最初の@code{if}文は、5回とも同じ結果を返したのです。
2番目の@code{if}についても同じです。
@code{fac}の再帰呼び出しは1度も戻っていません。
@node The Outside Context
@subsection 外側の文脈
Edebugは、読者がデバッグ中のプログラムに対しては透過であるように努めますが、
完全にうまくいくとは限りません。
また、@kbd{e}で読者が式を評価するときや評価リストバッファでも、
外側の文脈を一時的に復元して透過であるように努めます。
本節では、Edebugが復元する文脈について正確に説明し、
Edebugが透過にならない場合についても説明します。
@menu
* Checking Whether to Stop:: When Edebug decides what to do.
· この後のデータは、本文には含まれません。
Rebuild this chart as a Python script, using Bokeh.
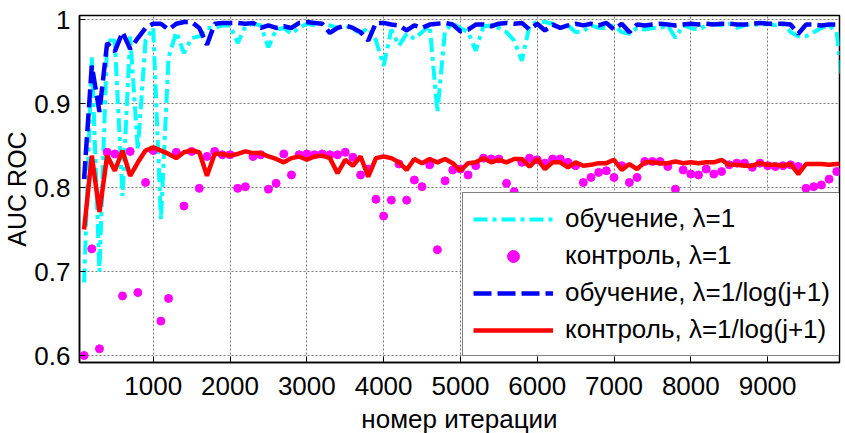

* Edebug Display Update:: When Edebug updates the display.
* Edebug Recursive Edit:: When Edebug stops execution.
@end menu
@node Checking Whether to Stop
@subsubsection 停止すべきかどうかの検査
Edebugに入ると、トレース情報を作るのかプログラムを停止するのかを
決定するまえであってもある種のデータを保存/復元する必要が
つねにあります。
@itemize @bullet
@item
Edebugがスタックに与える影響を軽減するために、
@code{max-lisp-eval-depth}と@code{max-specpdl-size}を一度増加する。
しかし、こうしてもEdebugを使うときにスタックを使い切ってしまうことがある。
@item
キーボードマクロの実行状態を保存し復元する。